A linear accelerator of length 10 m uniformly accelerates protons to kinetic energy 100 MeV.  Ignore relativistic effects.
(a) What is the power radiated by each proton (Watts)?
(b) What fraction of the energy imparted to the protons is lost to radiation?
(c) Sketch the normalized (1 = max) power pattern of the radiation [use a polar plot, indicate the direction of motion of the protons].

Solution:

• Concepts:
  The radiation field of a point charge moving non-relativistically, the Larmor formula
• Reasoning:
  We are asked to determine the power radiated by an accelerating proton.
• Details of the calculation:
  (a)  An accelerating charged particle radiates away energy.
  Power radiated = q²a²/(6πε₀c³).
  Here a = v²/(2Δx) = E/(mΔx) (kinematics).
  a = (1.6*10^-11 J)/(1.672*10^-27 kg * 10 m) = 9.57*10¹⁴ m/s².

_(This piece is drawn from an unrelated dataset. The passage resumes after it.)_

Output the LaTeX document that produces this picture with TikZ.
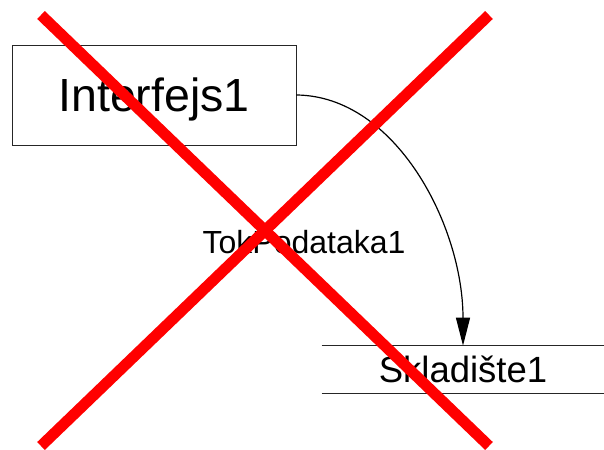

  P = (1.6*10^-19 C)²( 9.57*10¹⁴ m/s²)²/(6πε₀c³) =  5.2*10^-24 J/s.
  (b)  If for a time T the magnitude of the acceleration is a, then the energy radiated is
  E_rad = q²a²T/(6πε₀c³).
  If the particle is initially at rest, and we neglect radiation,
  then the kinetic energy of the particle after time T will be E_kin = ½ma²T².
  E_rad/E_kin = q²/(3πε₀c³mT).
  We find T from kinematics:  d = ½aT².  Here T = 1.45*10^-7 s.
  E_rad/E_kin = 4.7*10^-20.
  (c) If the direction of motion is the z-direction, the direction of the acceleration is the z-direction.
  P(θ,φ)dΩ is proportional to (a_⊥)², therefore P(θ,φ) is proportional to sin²θ, where θ is the usual polar angle.  P(θ,φ) has no φ dependence.